Fashion e-tailer GILT is using image classification techniques to train AI to identify similar dresses people may like to purchase. Typical recommender systems use hard-wired signals and techniques like collaborative filtering to offer recommended products. Neural networks can instead be trained to infer some of the underlying differences without needing them to be labelled, instead you show it dresses and similar dresses, then it learns to identify subtle features of similarity…
… expect much more here as companies begin to use generative adversarial network techniques to build more imaginative Ais to offer more insightful recommendations. GAN techniques can let you manipulate certain aesthetic qualities via latent variables identified by the AI, as this video from Adobe/UCBerkeley shows. It’s likely that these techniques, combined with evolution strategies such as those used by Sentient via its ‘Sentient Aware Visual Search’ product will dramatically improve the range and diversity of recommendations companies can offer. Though I imagine Amazon will still notice you have bought a hammer and then helpfully spend the next week suggesting other, near-identical hammers for you to buy.

Tech Tales:

[2025: A protest outside the smoked-glass European headquarters of a technology company.]

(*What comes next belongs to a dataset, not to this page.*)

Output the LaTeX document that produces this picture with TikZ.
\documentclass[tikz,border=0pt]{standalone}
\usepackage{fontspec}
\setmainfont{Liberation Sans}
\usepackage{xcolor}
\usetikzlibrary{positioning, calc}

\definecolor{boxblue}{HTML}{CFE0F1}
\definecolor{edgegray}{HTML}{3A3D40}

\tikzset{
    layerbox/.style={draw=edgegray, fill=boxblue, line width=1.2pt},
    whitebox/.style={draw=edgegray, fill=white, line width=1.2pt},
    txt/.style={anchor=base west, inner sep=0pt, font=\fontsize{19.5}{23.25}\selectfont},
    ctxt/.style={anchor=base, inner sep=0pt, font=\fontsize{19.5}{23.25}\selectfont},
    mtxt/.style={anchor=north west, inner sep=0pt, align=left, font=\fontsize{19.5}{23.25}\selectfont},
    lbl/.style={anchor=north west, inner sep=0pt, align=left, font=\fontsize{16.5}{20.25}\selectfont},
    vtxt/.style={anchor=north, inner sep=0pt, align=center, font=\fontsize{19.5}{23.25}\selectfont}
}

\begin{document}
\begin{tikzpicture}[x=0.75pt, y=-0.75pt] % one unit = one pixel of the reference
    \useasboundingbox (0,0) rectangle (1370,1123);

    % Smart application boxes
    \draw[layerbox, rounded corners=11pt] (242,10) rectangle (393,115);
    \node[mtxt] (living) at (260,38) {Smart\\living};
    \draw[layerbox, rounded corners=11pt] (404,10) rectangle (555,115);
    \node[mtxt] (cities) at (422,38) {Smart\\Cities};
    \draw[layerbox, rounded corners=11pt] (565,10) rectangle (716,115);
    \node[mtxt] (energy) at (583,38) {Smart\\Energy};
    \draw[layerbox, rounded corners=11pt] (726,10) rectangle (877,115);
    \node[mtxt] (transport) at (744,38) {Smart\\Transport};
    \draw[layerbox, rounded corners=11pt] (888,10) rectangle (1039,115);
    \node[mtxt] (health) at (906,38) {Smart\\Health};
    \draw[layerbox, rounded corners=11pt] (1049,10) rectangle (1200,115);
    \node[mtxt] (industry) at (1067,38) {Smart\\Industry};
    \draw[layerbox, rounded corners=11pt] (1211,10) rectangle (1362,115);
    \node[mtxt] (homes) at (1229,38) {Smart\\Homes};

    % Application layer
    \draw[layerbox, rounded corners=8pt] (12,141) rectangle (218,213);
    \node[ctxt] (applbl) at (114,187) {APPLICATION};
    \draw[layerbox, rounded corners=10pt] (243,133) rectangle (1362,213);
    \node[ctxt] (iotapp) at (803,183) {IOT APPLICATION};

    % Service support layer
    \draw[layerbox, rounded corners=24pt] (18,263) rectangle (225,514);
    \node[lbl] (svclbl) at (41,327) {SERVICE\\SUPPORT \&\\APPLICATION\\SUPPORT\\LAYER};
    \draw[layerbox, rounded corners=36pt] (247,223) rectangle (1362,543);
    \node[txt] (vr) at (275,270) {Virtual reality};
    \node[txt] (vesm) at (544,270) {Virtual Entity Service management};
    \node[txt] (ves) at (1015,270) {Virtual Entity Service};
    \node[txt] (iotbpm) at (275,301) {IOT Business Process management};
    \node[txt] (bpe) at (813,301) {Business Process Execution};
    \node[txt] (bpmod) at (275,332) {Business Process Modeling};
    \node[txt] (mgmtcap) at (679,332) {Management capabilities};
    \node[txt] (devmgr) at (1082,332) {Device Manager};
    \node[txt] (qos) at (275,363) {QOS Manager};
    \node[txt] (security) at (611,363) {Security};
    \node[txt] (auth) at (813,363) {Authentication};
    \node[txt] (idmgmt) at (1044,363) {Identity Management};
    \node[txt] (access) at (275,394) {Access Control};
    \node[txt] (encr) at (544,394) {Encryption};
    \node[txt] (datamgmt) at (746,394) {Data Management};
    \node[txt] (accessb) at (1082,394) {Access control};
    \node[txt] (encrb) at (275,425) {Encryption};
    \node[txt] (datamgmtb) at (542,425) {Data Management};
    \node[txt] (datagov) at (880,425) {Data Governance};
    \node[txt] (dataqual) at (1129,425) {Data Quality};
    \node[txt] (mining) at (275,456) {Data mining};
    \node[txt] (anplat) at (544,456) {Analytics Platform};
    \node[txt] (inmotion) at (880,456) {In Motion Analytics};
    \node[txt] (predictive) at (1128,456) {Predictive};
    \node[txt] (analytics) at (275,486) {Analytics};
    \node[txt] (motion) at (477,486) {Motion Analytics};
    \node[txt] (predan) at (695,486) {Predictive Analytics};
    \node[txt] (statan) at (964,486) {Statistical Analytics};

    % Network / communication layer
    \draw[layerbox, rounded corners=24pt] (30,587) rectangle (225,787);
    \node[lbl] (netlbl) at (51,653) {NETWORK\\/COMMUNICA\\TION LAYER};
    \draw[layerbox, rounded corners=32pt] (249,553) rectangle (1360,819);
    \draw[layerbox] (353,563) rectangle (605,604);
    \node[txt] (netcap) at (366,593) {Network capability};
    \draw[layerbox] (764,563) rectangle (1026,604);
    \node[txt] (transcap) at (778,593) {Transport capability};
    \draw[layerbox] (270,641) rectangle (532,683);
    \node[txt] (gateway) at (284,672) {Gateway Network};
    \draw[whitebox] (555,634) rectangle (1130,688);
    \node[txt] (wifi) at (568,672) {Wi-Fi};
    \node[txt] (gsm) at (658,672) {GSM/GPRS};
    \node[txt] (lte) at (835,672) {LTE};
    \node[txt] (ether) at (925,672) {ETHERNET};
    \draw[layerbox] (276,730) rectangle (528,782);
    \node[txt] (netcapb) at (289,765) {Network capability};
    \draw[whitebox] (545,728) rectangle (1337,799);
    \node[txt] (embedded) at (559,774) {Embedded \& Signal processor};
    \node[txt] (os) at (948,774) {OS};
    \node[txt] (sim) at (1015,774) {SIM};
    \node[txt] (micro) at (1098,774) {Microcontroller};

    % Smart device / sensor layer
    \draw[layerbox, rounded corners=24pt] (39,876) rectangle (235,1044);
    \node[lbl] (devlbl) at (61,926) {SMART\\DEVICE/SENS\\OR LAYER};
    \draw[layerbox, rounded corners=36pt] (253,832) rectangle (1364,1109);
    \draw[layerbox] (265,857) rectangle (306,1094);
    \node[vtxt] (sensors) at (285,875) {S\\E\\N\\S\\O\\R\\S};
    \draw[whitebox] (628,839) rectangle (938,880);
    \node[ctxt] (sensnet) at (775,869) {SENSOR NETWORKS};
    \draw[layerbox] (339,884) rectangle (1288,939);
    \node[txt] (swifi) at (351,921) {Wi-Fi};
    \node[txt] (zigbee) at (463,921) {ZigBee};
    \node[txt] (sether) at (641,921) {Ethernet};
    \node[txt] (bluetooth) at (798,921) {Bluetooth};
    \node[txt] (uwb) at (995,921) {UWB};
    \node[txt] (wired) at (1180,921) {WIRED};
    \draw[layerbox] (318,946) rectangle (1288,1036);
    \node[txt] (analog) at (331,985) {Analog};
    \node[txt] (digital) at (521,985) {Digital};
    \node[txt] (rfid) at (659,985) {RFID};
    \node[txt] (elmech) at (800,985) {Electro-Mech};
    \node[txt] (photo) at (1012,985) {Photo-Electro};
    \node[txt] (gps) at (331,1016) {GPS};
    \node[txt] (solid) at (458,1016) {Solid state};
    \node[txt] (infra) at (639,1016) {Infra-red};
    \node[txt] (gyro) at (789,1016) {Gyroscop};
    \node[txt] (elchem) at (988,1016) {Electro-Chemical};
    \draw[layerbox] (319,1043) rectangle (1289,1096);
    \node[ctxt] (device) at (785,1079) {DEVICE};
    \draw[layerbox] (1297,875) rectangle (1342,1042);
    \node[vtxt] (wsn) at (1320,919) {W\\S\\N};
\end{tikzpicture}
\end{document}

Police drones fuzz the air above the hundred or so protesters. ‘Stingray’ machines sniff the mobile networks, gathering data on the crowd. People march on the entrance of the tech company’s building with placards bearing slogans for a chaotic world: Our data, our property! Pay your taxes or GET OUT! Gentrifiers!. The police keep their distance, forming a perimeter around the crowd. If the protesters misbehave then this will tighten into what is known as a ‘kettle’, enclosing the crowd. Then each member will be individually searched and questioned, with their responses filmed by police chest-cams and orbiting Evidence Drones.

In the midst of the crowd one figure shrugs off their backpack and places it on the crowd before them, then stoop down to open it. They remove a helmet and place it on their head. Little robots the size of a baby’s hand begin to stream out of the bag, rustling across the asphalt toward the entrance to the tech HQ. The protesters part and let the river of living metal through.

The robots reach the sides of the building and start to climb onto the walls. They flow up the stone columns flanking the two-story high glass doors. The protester wearing the helmet stares at the entrance, raising a hand to steady the helmet as he cocks his head. The drones begin to waltz around another, hissing, as each of them spurts a splotch of red paint onto the side of the building.

Slowly, the machines inscribe an unprintable string of swearwords onto the glass of the doors and stone of the walls. It’s on the 7th swearword that the drones stop, as they all stiffen at once and drop off the side of the building, after the police grab the protester and rips the helmet off his head.

When he has his date in court he is given a multi-year jail sentence, after the police find that the paint expelled by the drones contained a compound that ate into the glass and stone of the building, scarring the words into it.